Available data:
++++++

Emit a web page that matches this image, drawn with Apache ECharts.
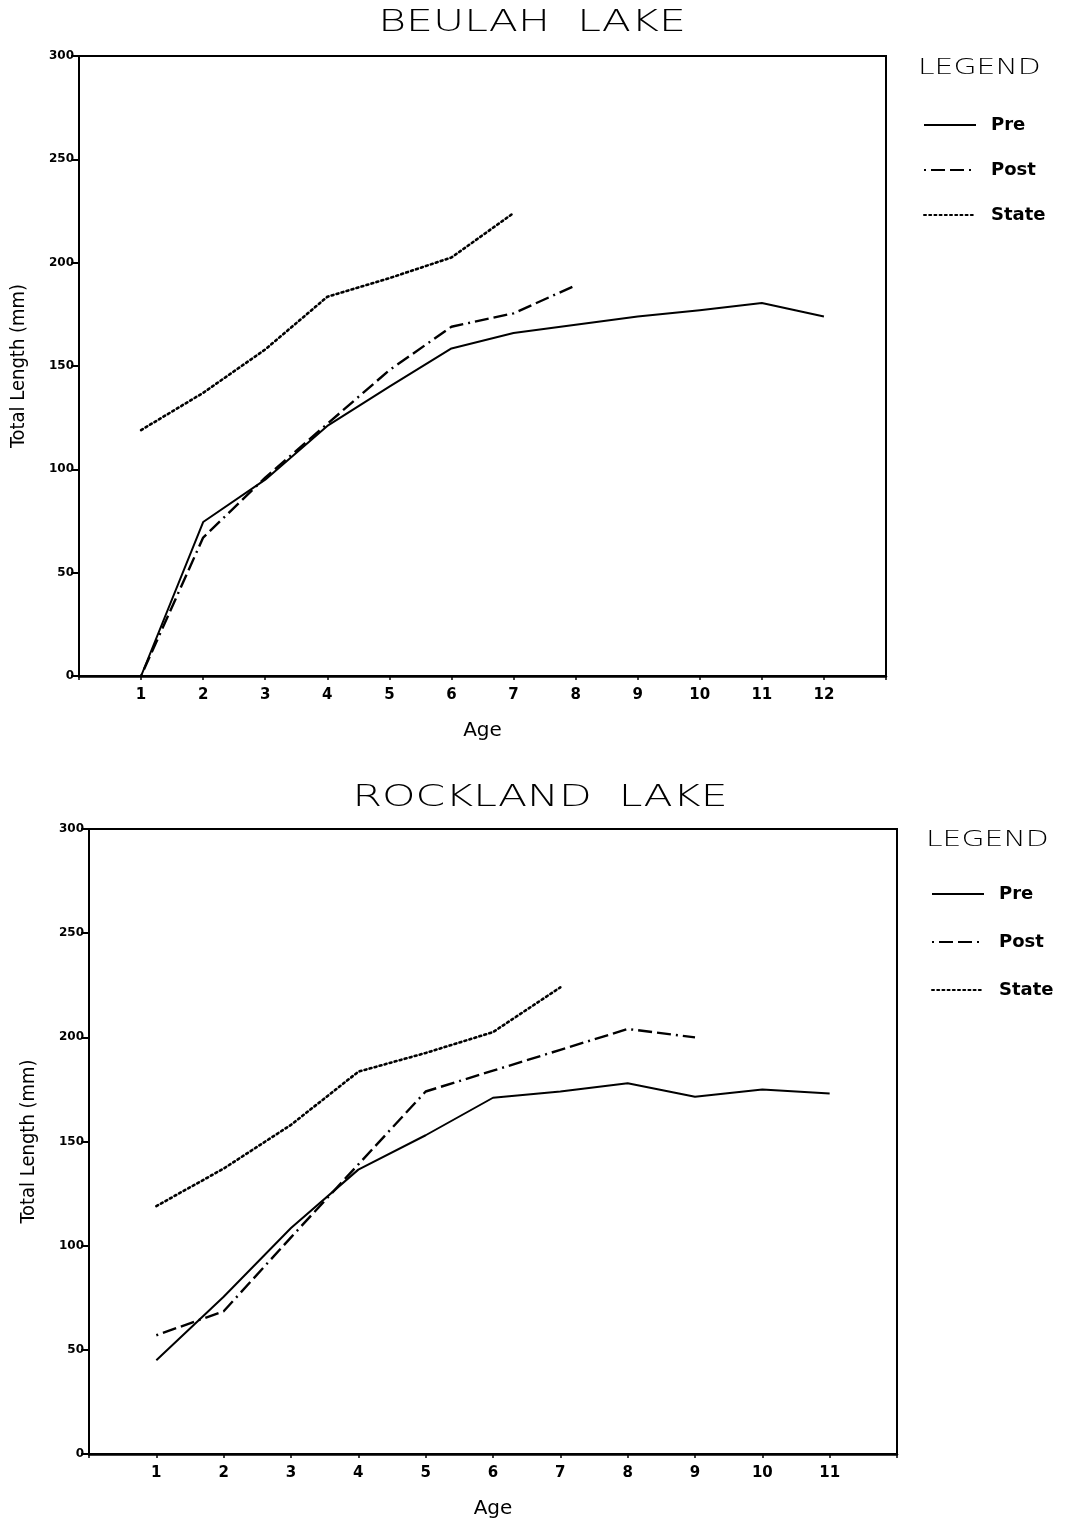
<!DOCTYPE html>
<html>
<head>
<meta charset="utf-8">
<script src="https://cdn.jsdelivr.net/npm/echarts@6/dist/echarts.min.js"></script>
<style>
  html, body { margin: 0; padding: 0; background: #fff; }
  #chart { width: 1073px; height: 1520px; }
</style>
</head>
<body>
<div id="chart"></div>
<script>
// Mean total length (mm) at age, before and after, with the state average
const beulahAges = [1, 2, 3, 4, 5, 6, 7, 8, 9, 10, 11, 12];
const beulahPre  = [0, 74.5, 95, 121, 140, 158.5, 166, 170, 174, 177, 180.5, 174];
const beulahPost = [0, 67, 96, 122, 148, 169, 175.5, 189];

const rocklandAges = [1, 2, 3, 4, 5, 6, 7, 8, 9, 10, 11];
const rocklandPre  = [45, 75.5, 108.5, 136.5, 153, 171, 174, 178, 171.5, 175, 173];
const rocklandPost = [57, 68.5, 104, 139, 174, 184, 194, 204, 200];

const stateAges = [1, 2, 3, 4, 5, 6, 7];
const stateMean = [119, 137, 158, 183.5, 192.5, 202.5, 224];

const yTicks = [0, 50, 100, 150, 200, 250, 300];

const pairs = (xs, ys) => ys.map((v, i) => [xs[i], v]);

const styles = {
  Pre:   { type: 'solid', width: 2 },
  Post:  { type: [2, 5, 14, 5, 14, 5], width: 2.4, cap: 'butt' },
  State: { type: [2, 3.2], width: 2.6, cap: 'round' }
};

function lineSeries(name, idx, data) {
  return {
    name: name,
    type: 'line',
    xAxisIndex: idx,
    yAxisIndex: idx,
    data: data,
    symbol: 'none',
    animation: false,
    silent: true,
    lineStyle: Object.assign({ color: '#000', join: 'round' }, styles[name]),
    itemStyle: { color: '#000' }
  };
}

const tickFont = { color: '#000', fontFamily: 'DejaVu Sans', fontWeight: 'bold' };

function xAxis(idx, maxAge) {
  return {
    type: 'value', gridIndex: idx, min: 0, max: maxAge + 1, interval: 1,
    name: 'Age', nameLocation: 'middle', nameGap: 45,
    nameTextStyle: { color: '#000', fontFamily: 'DejaVu Sans', fontSize: 20 },
    axisLine: { lineStyle: { color: '#000', width: 2.5 } },
    axisTick: { length: 4, lineStyle: { color: '#000', width: 1.5 } },
    splitLine: { show: false },
    axisLabel: Object.assign({}, tickFont, {
      fontSize: 15, margin: 12,
      formatter: v => (v >= 1 && v <= maxAge) ? String(v) : ''
    })
  };
}

function yAxis(idx) {
  return {
    type: 'value', gridIndex: idx, min: yTicks[0], max: yTicks[yTicks.length - 1], interval: 50,
    name: 'Total Length (mm)', nameLocation: 'middle', nameGap: 50, nameRotate: 90,
    nameTextStyle: { color: '#000', fontFamily: 'DejaVu Sans Condensed', fontSize: 20 },
    axisLine: { show: true, lineStyle: { color: '#000', width: 2 } },
    axisTick: { show: true, length: 8, lineStyle: { color: '#000', width: 2 } },
    splitLine: { show: false },
    axisLabel: Object.assign({}, tickFont, { fontSize: 12, margin: 5 })
  };
}

function legend(left, top, gap) {
  return {
    left: left, top: top, orient: 'vertical',
    data: ['Pre', 'Post', 'State'],
    itemWidth: 52, itemHeight: 16, itemGap: gap,
    selectedMode: false,
    itemStyle: { opacity: 0 },
    textStyle: { color: '#000', fontFamily: 'DejaVu Sans', fontWeight: 'bold', fontSize: 18, padding: [0, 0, 0, 10] }
  };
}

function wideText(text, x, y, size, align) {
  return {
    type: 'text', x: x, y: y, scaleX: 1.42, silent: true,
    style: {
      text: text, fill: '#000', textAlign: align, textVerticalAlign: 'middle',
      font: '200 ' + size + 'px "DejaVu Sans"'
    }
  };
}

const option = {
  backgroundColor: '#fff',
  animation: false,
  graphic: [
    wideText('BEULAH  LAKE', 532, 23, 30, 'center'),
    wideText('ROCKLAND  LAKE', 540, 798, 30, 'center'),
    wideText('LEGEND', 918, 69, 21, 'left'),
    wideText('LEGEND', 926, 841, 21, 'left')
  ],
  legend: [legend(918, 111, 27), legend(926, 880, 30)],
  grid: [
    { left: 79, top: 56, width: 807, height: 620, show: true, borderColor: '#000', borderWidth: 2 },
    { left: 89, top: 829, width: 808, height: 625, show: true, borderColor: '#000', borderWidth: 2 }
  ],
  xAxis: [xAxis(0, 12), xAxis(1, 11)],
  yAxis: [yAxis(0), yAxis(1)],
  series: [
    lineSeries('Pre', 0, pairs(beulahAges, beulahPre)),
    lineSeries('Post', 0, pairs(beulahAges, beulahPost)),
    lineSeries('State', 0, pairs(stateAges, stateMean)),
    lineSeries('Pre', 1, pairs(rocklandAges, rocklandPre)),
    lineSeries('Post', 1, pairs(rocklandAges, rocklandPost)),
    lineSeries('State', 1, pairs(stateAges, stateMean))
  ]
};

const chart = echarts.init(document.getElementById('chart'), null, { renderer: 'canvas' });
chart.setOption(option);
</script>
</body>
</html>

++++++

Exercise objective: Omit the pictures, then repeat exactly each line from the beginning of the listing through the line with "const stateMean = [119, 137, 158, 183.5, 192.5, 202.5, 224];".

Solution to the exercise:
Emit a web page that matches this image, drawn with Apache ECharts.
<!DOCTYPE html>
<html>
<head>
<meta charset="utf-8">
<script src="https://cdn.jsdelivr.net/npm/echarts@6/dist/echarts.min.js"></script>
<style>
  html, body { margin: 0; padding: 0; background: #fff; }
  #chart { width: 1073px; height: 1520px; }
</style>
</head>
<body>
<div id="chart"></div>
<script>
// Mean total length (mm) at age, before and after, with the state average
const beulahAges = [1, 2, 3, 4, 5, 6, 7, 8, 9, 10, 11, 12];
const beulahPre  = [0, 74.5, 95, 121, 140, 158.5, 166, 170, 174, 177, 180.5, 174];
const beulahPost = [0, 67, 96, 122, 148, 169, 175.5, 189];

const rocklandAges = [1, 2, 3, 4, 5, 6, 7, 8, 9, 10, 11];
const rocklandPre  = [45, 75.5, 108.5, 136.5, 153, 171, 174, 178, 171.5, 175, 173];
const rocklandPost = [57, 68.5, 104, 139, 174, 184, 194, 204, 200];

const stateAges = [1, 2, 3, 4, 5, 6, 7];
const stateMean = [119, 137, 158, 183.5, 192.5, 202.5, 224];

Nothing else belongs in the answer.